By Maryam Montague
November 14, 2014
Courtesy Faim d'Epices

In order to really know a country, you need to know its food, and that’s definitely true when it comes to Morocco.  Moroccan dishes are so flavorful and hearty that you’ll find yourself asking for seconds or even thirds (ahem, no wonder I’m 10 pounds overweight from living here).  But don’t just enjoy your Moroccan meals–learn how to make a signature dish or two and you’ll leave the country with the best kind of souvenir.  Marrakesh makes learning how to cook particularly easy, as there are multiple cooking schools on offer.  Most schools offer market tours to start the class, where you’ll learn about and purchase ingredients, from spices to chicken.  Then, depending on the school, you’ll make a Moroccan dish or a complete meal before sitting down to enjoy it.  You’ll never make instant couscous again. Here are some great options for learning how to cook in Marrakesh.

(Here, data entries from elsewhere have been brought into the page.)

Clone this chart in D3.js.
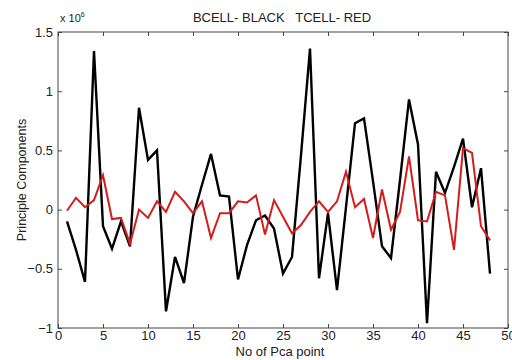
<!DOCTYPE html>
<html>
<head>
<meta charset="utf-8">
<script src="https://cdn.jsdelivr.net/npm/d3@7"></script>
<style>
  body { margin: 0; background: #fff; }
  text { font-family: "Liberation Sans", Arial, sans-serif; fill: #222; }
</style>
</head>
<body>
<script>
let width = 512,
  height = 360

let margin = { top: 32, right: 4, bottom: 32, left: 58 }

// values in units of 1e6, x = 1..48
let bcell = [-0.10, -0.34, -0.61, 1.34, -0.14, -0.33, -0.10, -0.31, 0.86, 0.42,
  0.50, -0.86, -0.40, -0.62, -0.06, 0.21, 0.47, 0.12, 0.11, -0.59,
  -0.30, -0.09, -0.05, -0.16, -0.54, -0.40, 0.46, 1.36, -0.58, -0.03,
  -0.68, 0.02, 0.73, 0.77, 0.24, -0.31, -0.41, 0.25, 0.93, 0.55,
  -0.96, 0.32, 0.14, 0.36, 0.60, 0.02, 0.35, -0.54]

let tcell = [-0.01, 0.10, 0.02, 0.08, 0.29, -0.08, -0.07, -0.29, 0.00, -0.07,
  0.07, -0.02, 0.15, 0.07, -0.03, 0.07, -0.24, -0.03, -0.03, 0.07,
  0.06, 0.12, -0.21, 0.08, -0.06, -0.20, -0.13, -0.02, 0.07, -0.02,
  0.07, 0.32, 0.02, 0.09, -0.24, 0.17, -0.17, -0.02, 0.45, -0.09,
  -0.10, 0.15, 0.12, -0.34, 0.52, 0.48, -0.14, -0.26]

let xTicks = [0, 5, 10, 15, 20, 25, 30, 35, 40, 45, 50]
let yTicks = [-1, -0.5, 0, 0.5, 1, 1.5]

let svg = d3.select('body').append('svg')
  .attr('width', width)
  .attr('height', height)

let x = d3.scaleLinear().domain([0, 50]).range([margin.left, width - margin.right])
let y = d3.scaleLinear().domain([-1, 1.5]).range([height - margin.bottom, margin.top])

let frameColor = '#444'

// frame
svg.append('rect')
  .attr('x', x(0))
  .attr('y', y(1.5))
  .attr('width', x(50) - x(0))
  .attr('height', y(-1) - y(1.5))
  .attr('fill', 'none')
  .attr('stroke', frameColor)

// axes: ticks inside, labels outside
let xAxis = svg.append('g')
  .attr('transform', `translate(0,${y(-1)})`)
  .call(d3.axisBottom(x).tickValues(xTicks).tickSize(-4).tickPadding(3).tickFormat(d3.format('d')))
let xAxisTop = svg.append('g')
  .attr('transform', `translate(0,${y(1.5)})`)
  .call(d3.axisTop(x).tickValues(xTicks).tickSize(-4).tickFormat(''))
let yAxis = svg.append('g')
  .attr('transform', `translate(${x(0)},0)`)
  .call(d3.axisLeft(y).tickValues(yTicks).tickSize(-4).tickPadding(5).tickFormat(d => d3.format('')(d)))
let yAxisRight = svg.append('g')
  .attr('transform', `translate(${x(50)},0)`)
  .call(d3.axisRight(y).tickValues(yTicks).tickSize(-4).tickFormat(''))

;[xAxis, xAxisTop, yAxis, yAxisRight].forEach(g => {
  g.select('.domain').remove()
  g.selectAll('line').attr('stroke', frameColor)
  g.selectAll('text')
    .style('font-family', '"Liberation Sans", Arial, sans-serif')
    .style('font-size', '13px')
    .attr('fill', '#333')
})

let line = d3.line()
  .x((d, i) => x(i + 1))
  .y(d => y(d))

svg.append('path')
  .datum(bcell)
  .attr('fill', 'none')
  .attr('stroke', '#000')
  .attr('stroke-width', 2.4)
  .attr('d', line)

svg.append('path')
  .datum(tcell)
  .attr('fill', 'none')
  .attr('stroke', '#d41c1c')
  .attr('stroke-width', 2)
  .attr('d', line)

// title and labels
svg.append('text')
  .attr('x', 282)
  .attr('y', 22)
  .attr('text-anchor', 'middle')
  .attr('xml:space', 'preserve')
  .style('font-size', '13px')
  .text('BCELL- BLACK   TCELL- RED')

let expo = svg.append('text')
  .attr('x', x(0) + 2)
  .attr('y', 22)
  .style('font-size', '11px')
  .attr('fill', '#333')
expo.append('tspan').text('x 10')
expo.append('tspan').attr('dy', -5).style('font-size', '7px').text('6')

svg.append('text')
  .attr('x', 280)
  .attr('y', 356)
  .attr('text-anchor', 'middle')
  .style('font-size', '13px')
  .text('No of Pca point')

svg.append('text')
  .attr('transform', `translate(26,${y(0.25)}) rotate(-90)`)
  .attr('text-anchor', 'middle')
  .style('font-size', '12.5px')
  .text('Principle Components')
</script>
</body>
</html>
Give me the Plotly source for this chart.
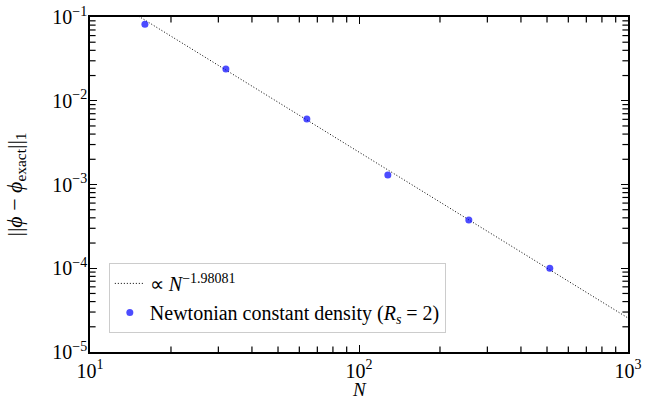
import plotly.graph_objects as go

# Data
N_values = [16, 32, 64, 128, 256, 512]
errors = [0.0818, 0.0239, 0.00605, 0.00130, 0.000377, 0.000100]

fit_exponent = -1.98081
fit_prefactor = 22.3
fit_N = [10, 1000]
fit_err = [fit_prefactor * n ** fit_exponent for n in fit_N]

x_range = [10, 1000]
y_range = [1e-5, 1e-1]
x_tick_vals = [10, 100, 1000]
x_tick_text = ["10<sup>1</sup>", "10<sup>2</sup>", "10<sup>3</sup>"]
y_tick_vals = [1e-5, 1e-4, 1e-3, 1e-2, 1e-1]
y_tick_text = ["10<sup>−5</sup>", "10<sup>−4</sup>", "10<sup>−3</sup>", "10<sup>−2</sup>", "10<sup>−1</sup>"]
x_minor = [m * 10 ** e for e in (1, 2) for m in range(2, 10)]
y_minor = [m * 10.0 ** e for e in (-5, -4, -3, -2) for m in range(2, 10)]

font_family = "Liberation Serif"

fig = go.Figure()
fig.add_trace(go.Scatter(
    x=fit_N, y=fit_err, mode="lines",
    line=dict(color="black", width=1, dash="1px,2px"),
    name="∝ <i>N</i><sup>−1.98081</sup>",
))
fig.add_trace(go.Scatter(
    x=N_values, y=errors, mode="markers",
    marker=dict(color="rgba(0,0,255,0.7)", size=7),
    name="Newtonian constant density (<i>R<sub>s</sub></i> = 2)",
))

# minor ticks: tick-shaped markers on the frame, half clipped away by the plot area
tick_marker = dict(color="black", size=8, line=dict(color="black", width=1.2))
fig.add_trace(go.Scatter(
    x=x_minor + x_minor, y=[y_range[0]] * len(x_minor) + [y_range[1]] * len(x_minor),
    mode="markers", marker=dict(symbol="line-ns-open", **tick_marker),
    showlegend=False, hoverinfo="skip", cliponaxis=True,
))
fig.add_trace(go.Scatter(
    x=[x_range[0]] * len(y_minor) + [x_range[1]] * len(y_minor), y=y_minor + y_minor,
    mode="markers", marker=dict(symbol="line-ew-open", **tick_marker),
    showlegend=False, hoverinfo="skip", cliponaxis=True,
))

def axis_style(vals, text, standoff):
    return dict(
        type="log", tickmode="array", tickvals=vals, ticktext=text,
        showline=True, linecolor="black", linewidth=1.5, mirror="ticks",
        ticks="inside", ticklen=7, tickwidth=1.3, tickcolor="black",
        showgrid=False, zeroline=False, automargin=False,
        ticklabelstandoff=standoff,
        tickfont=dict(family=font_family, size=20, color="black"),
    )

fig.update_layout(
    xaxis=dict(range=[1, 3], **axis_style(x_tick_vals, x_tick_text, 0)),
    yaxis=dict(range=[-5, -1], **axis_style(y_tick_vals, y_tick_text, -3),
               title=dict(text="||<i>ϕ</i> − <i>ϕ</i><sub>exact</sub>||<sub>1</sub>",
                          font=dict(family=font_family, size=22, color="black"), standoff=24)),
)

fig.add_annotation(text="<i>N</i>", x=0.5, y=0, xref="paper", yref="paper",
                   xanchor="center", yanchor="top", yshift=-25, showarrow=False,
                   font=dict(family=font_family, size=19, color="black"))

fig.update_layout(
    width=655, height=400,
    margin=dict(l=90, r=27, t=17, b=48),
    plot_bgcolor="white", paper_bgcolor="white",
    font=dict(family=font_family, color="black"),
    legend=dict(
        x=0.035, y=0.057, xanchor="left", yanchor="bottom",
        bordercolor="#cccccc", borderwidth=1, bgcolor="rgba(255,255,255,0.8)",
        font=dict(family=font_family, size=20, color="black"),
        tracegroupgap=0,
    ),
    showlegend=True,
)

fig.write_html("out.html", config={"displayModeBar": False},
               post_script="document.body.style.margin='0';")
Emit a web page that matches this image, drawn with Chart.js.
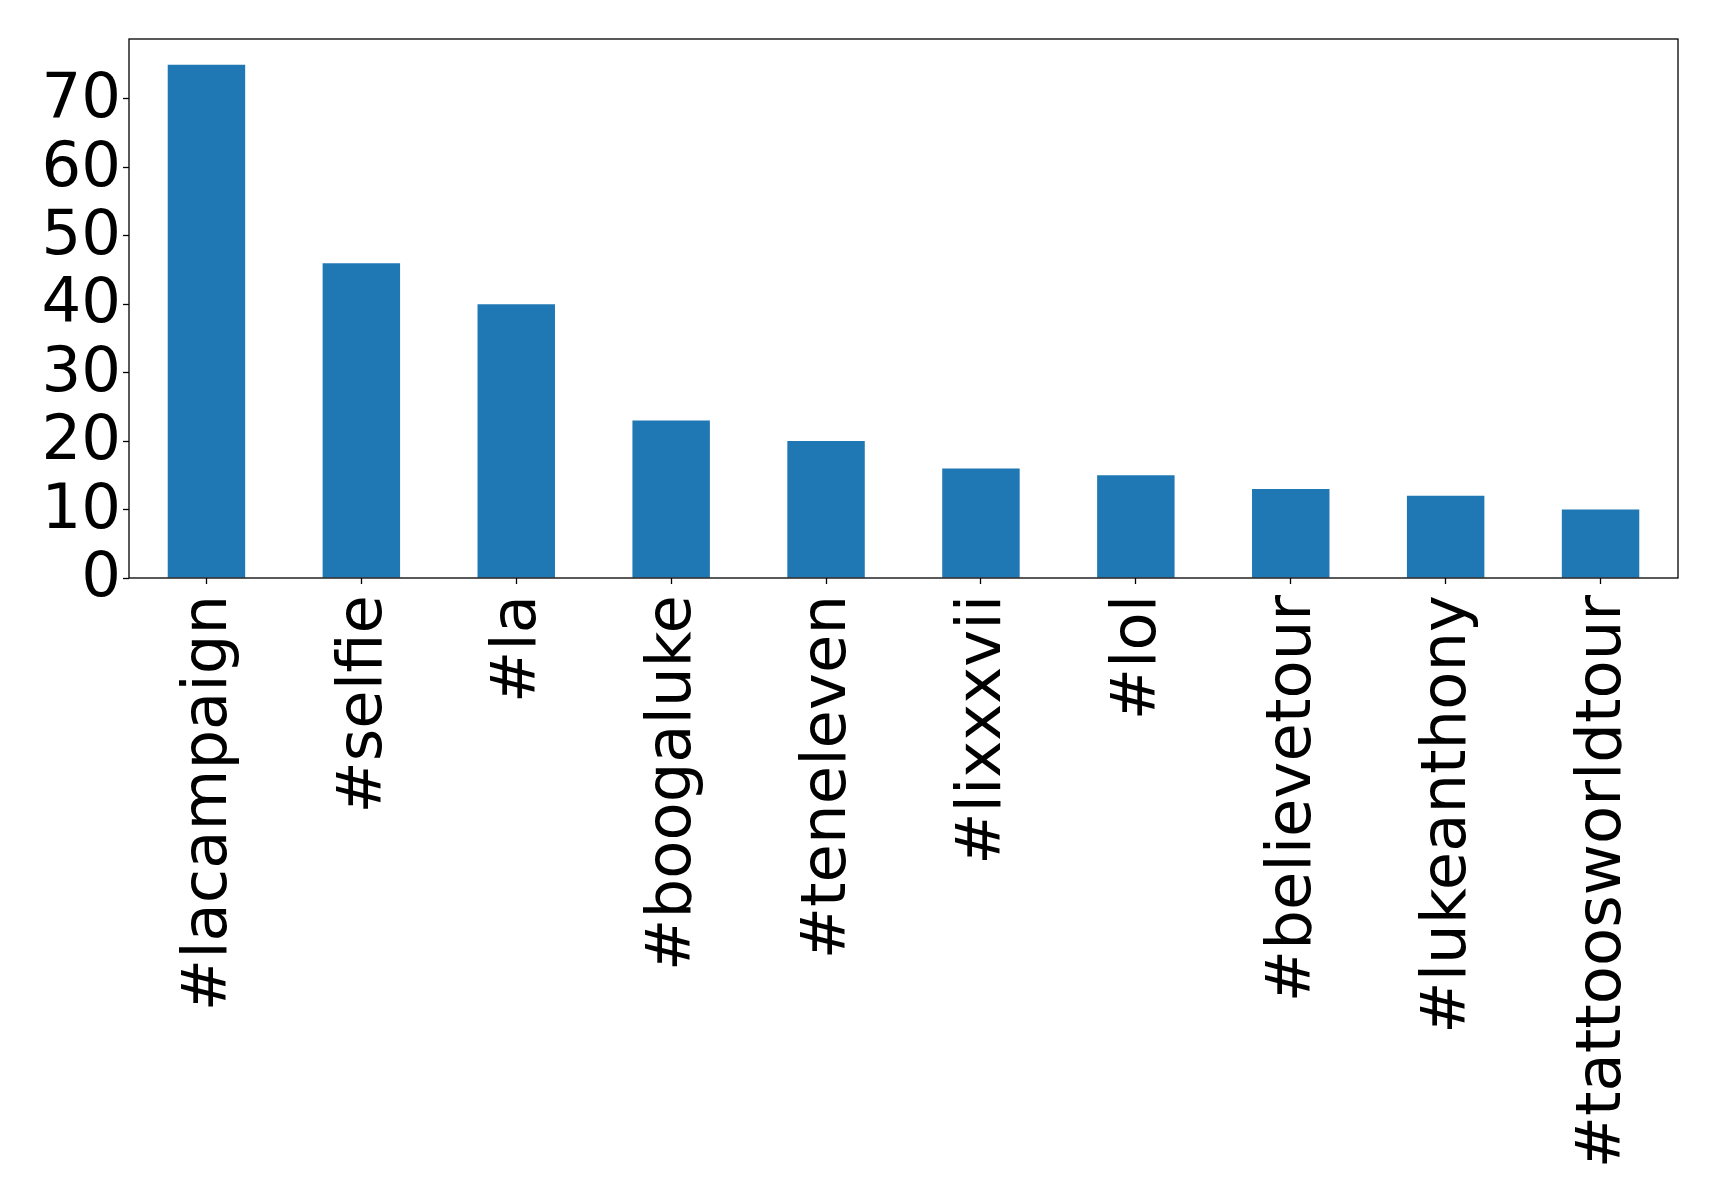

Related: Best Cooking Schools Around the World

Dar Les Cigones

Daily Moroccan cooking classes are offered at this boutique hotel. The market tour is a hoot, and there is a great deal of flexibility in terms of what you can cook—such as bread making, pastry making, or how to make yogurt.  I highly recommend it for beginning and expert cooks alike. 

Souk Cuisine

Run by Gemma, a passionate expat, this is a very fun Moroccan cooking-lesson option. You’ll spend one pleasurable hour wandering the medina and purchasing ingredients before delving into the actual guided cooking at Gemma’s riad. Note that tasks are divvyed up, so you won’t learn a complete menu. 

La Maison Arabe

The legendary restaurant at La Maison Arabe offers somewhat formulaic cooking workshops, but they're good for the home cook who wants a light introduction to Moroccan cuisine. There is no real market tour, but there are individual cooking stations and very nice supplies provided for each participant. 

Faim D'epices

This Moroccan cooking class has a lot of charm, both in terms of the host-chefs, as well as the nice location, a few minutes from the medina.  There is also a fun initial introduction to spices via a blind tasting (that is perhaps trickier than you think). The workstations are good, and the dishes you cook interesting and unique.

Ateliers d’Ailleurs

This Moroccan cooking school offers two courses: “Food and Culture” and “Kitchen Simplissima.” One advantage is that you can ask for whatever main dish you’d like to cook. The other is that tools and cooking equipment are also similar to those that you probably already use, and so you can easily reproduce these recipes at home.